Disruption is offered in the description of Deeptech, as a desirable outcome of successful Deeptech innovation. This, again, represents a misunderstanding of social and economic reality. Disruption is a BAD thing not a good thing. Human beings are change averse. Genuine disruption is very hard to find, the term is usually applied to inventions that do the same thing as before, but better. The new technology allows it to be faster, cheaper, more convenient, but essentially it is the same thing. We are still making phone calls, sending written messages, photographs, cryptic telegram type messages.

Photo by Erik Mclean on Unsplash

We think we are living in an era of disruption, but we are not. The most disruptive era in human history was the first half of the last century, which gave us the motorcar, the radio and television, and the aeroplane. Real “disruption” means changing the way people live their lives, which all of these did. Unfortunately, and with much greater effects on the reality of ordinary lives, the first half of the 20th century also gave us tanks, the sub-machine gun, and the atom bomb. Try asking our oldest generation what caused the greatest changes in their and their parents’ lives. It’s not the computer.
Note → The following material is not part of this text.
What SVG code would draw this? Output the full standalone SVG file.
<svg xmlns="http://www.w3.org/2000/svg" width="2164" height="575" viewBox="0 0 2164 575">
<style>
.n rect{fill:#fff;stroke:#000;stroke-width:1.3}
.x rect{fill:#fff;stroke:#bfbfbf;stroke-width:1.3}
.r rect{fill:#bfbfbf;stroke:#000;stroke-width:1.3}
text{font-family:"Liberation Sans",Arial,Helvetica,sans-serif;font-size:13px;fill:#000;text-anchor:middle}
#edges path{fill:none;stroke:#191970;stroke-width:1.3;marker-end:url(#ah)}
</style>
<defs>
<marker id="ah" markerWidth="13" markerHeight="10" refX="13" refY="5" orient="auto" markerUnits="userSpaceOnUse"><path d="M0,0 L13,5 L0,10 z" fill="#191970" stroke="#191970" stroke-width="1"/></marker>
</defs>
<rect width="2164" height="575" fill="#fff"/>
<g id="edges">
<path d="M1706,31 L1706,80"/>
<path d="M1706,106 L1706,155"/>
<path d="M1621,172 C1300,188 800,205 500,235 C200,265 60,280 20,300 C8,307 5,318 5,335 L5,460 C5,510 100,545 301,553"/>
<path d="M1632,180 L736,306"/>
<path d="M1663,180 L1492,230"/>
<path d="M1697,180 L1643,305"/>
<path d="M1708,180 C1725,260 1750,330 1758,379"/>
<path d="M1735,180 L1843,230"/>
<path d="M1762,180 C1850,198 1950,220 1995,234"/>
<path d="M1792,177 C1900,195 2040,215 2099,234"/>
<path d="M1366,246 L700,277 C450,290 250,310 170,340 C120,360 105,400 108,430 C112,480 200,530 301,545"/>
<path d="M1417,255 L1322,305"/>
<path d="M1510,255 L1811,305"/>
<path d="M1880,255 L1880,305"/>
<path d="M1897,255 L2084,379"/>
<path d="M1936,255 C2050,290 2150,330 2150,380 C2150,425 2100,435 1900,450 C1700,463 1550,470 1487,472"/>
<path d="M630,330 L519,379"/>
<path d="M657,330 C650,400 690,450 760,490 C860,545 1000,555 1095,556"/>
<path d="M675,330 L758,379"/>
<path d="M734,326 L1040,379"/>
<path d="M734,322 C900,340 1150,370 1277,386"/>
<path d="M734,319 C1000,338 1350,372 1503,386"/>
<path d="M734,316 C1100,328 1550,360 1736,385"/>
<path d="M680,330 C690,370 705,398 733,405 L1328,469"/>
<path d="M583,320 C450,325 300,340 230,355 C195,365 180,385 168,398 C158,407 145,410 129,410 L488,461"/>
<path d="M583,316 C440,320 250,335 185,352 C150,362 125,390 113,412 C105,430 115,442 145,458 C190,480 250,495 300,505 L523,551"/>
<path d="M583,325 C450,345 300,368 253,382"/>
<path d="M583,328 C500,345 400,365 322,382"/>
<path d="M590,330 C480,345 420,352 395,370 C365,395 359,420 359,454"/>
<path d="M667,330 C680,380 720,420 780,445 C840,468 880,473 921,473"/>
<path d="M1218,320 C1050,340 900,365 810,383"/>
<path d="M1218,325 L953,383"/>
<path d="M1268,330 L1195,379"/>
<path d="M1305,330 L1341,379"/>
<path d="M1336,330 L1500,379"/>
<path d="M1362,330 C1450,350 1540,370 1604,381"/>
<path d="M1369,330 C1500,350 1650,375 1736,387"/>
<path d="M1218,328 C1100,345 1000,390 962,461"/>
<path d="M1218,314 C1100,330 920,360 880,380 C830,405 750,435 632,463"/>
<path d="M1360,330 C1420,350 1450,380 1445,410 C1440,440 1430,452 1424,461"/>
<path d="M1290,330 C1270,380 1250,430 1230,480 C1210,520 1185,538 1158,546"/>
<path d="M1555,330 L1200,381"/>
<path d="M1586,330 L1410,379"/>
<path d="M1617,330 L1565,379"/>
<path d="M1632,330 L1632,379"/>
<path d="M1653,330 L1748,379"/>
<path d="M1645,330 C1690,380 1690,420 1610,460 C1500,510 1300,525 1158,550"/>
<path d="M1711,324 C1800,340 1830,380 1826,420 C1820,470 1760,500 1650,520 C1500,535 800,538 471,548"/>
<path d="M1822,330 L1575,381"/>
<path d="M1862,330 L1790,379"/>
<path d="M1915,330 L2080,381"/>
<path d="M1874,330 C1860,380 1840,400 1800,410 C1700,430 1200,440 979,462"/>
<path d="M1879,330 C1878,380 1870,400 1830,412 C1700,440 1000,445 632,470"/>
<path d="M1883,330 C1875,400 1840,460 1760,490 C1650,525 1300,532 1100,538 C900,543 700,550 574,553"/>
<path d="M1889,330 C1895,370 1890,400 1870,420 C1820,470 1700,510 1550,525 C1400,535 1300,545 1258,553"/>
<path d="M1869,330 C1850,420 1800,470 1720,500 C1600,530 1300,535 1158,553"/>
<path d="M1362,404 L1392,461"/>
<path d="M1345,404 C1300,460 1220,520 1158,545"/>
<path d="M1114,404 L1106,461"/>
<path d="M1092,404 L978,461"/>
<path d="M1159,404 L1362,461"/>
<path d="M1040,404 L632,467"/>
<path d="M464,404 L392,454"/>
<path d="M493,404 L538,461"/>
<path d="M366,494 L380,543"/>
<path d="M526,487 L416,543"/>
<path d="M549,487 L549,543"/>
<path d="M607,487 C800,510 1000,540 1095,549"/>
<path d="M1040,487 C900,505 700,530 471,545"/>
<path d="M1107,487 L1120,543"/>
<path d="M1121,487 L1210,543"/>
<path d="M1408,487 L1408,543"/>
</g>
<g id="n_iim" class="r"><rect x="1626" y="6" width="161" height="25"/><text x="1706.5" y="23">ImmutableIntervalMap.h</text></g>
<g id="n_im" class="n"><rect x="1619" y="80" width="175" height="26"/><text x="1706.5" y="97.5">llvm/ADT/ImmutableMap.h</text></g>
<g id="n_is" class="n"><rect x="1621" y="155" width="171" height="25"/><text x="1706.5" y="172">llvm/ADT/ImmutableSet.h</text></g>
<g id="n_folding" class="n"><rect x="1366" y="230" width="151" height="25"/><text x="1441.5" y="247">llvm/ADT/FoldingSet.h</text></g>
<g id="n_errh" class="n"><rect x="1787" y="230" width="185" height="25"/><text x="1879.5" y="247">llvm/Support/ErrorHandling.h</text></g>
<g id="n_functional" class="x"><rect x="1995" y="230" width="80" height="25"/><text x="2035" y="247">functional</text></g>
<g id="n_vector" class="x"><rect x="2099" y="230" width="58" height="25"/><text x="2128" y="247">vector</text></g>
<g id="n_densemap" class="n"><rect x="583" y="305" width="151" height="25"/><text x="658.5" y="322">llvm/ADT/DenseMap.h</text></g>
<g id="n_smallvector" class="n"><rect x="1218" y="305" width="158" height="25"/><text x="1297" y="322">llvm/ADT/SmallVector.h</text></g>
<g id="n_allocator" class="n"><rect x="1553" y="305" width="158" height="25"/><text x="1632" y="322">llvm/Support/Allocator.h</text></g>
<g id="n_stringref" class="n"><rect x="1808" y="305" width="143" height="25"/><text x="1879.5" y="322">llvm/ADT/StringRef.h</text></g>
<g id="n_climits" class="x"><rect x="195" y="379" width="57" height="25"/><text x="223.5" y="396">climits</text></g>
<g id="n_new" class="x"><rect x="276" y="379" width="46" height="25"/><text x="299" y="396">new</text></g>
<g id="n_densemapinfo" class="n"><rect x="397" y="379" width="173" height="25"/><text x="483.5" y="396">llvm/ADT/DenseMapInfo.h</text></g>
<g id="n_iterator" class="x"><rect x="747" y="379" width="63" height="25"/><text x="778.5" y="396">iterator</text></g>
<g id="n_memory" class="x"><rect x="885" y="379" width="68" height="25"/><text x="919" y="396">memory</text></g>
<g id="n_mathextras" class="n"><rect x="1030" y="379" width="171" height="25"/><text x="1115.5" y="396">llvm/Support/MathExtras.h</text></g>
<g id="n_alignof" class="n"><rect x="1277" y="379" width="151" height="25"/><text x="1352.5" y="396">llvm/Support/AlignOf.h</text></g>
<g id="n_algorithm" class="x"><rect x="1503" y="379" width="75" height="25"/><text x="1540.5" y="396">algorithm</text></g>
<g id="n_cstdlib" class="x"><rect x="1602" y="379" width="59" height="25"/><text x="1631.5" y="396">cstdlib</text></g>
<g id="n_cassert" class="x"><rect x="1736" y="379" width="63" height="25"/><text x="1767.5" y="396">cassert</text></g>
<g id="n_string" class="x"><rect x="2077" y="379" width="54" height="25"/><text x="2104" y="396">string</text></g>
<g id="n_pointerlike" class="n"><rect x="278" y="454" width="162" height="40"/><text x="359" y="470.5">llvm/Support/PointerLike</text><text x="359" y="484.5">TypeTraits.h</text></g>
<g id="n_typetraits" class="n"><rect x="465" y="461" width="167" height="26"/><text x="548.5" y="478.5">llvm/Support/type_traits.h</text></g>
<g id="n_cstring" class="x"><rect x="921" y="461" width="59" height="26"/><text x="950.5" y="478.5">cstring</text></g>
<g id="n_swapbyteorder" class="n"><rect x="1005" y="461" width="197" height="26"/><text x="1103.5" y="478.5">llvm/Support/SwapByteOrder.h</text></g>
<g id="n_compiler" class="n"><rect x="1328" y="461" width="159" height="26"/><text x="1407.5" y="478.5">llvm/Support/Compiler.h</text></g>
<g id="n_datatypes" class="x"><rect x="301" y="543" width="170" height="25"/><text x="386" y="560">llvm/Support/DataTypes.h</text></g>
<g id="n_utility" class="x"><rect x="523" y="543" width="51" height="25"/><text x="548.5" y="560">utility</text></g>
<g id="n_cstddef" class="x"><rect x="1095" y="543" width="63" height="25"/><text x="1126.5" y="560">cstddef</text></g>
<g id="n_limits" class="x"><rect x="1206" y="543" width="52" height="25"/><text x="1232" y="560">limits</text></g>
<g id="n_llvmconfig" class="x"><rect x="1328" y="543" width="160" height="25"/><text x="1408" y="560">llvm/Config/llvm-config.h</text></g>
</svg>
​Finally the concept of Deeptech makes the biggest mistake of all. It adopts an underlying assumption that growth and prosperity are good. They are not. Now is the time when we need a Thrift economy, not a Growth economy. We must learn to consume less of everything. We need innovation in all our resource use technologies to help us live (happily, not wealthily — money does not bring happiness) within the means of our planet, and that means we all have to consume less of everything. In the end, rationing may be the last resort. It is the only option, when all else fails. We have no other certain way of stimulating the drop in emissions to net zero.

Deeptech seems to me to be misguided in its intentions and ambitions, as well as its inspiration. Our world now is not about categories of “tech”. It is about outcomes. Can we live in a manner that will end climate change and reverse global warming? Deeptech, shallowtech, cleantech, fancytech — who cares? We need INNOVATIONS in technology and process to help us mitigate and adapt, we need many of them, and we need them NOW.

If we don’t deal with this reality and prioritise it, much that Deeptech treats as value sectors will be meaningless. Let’s talk about the priorities we have to confront, not about those which are questionable and of little real impact on the critical questions concerning climate change.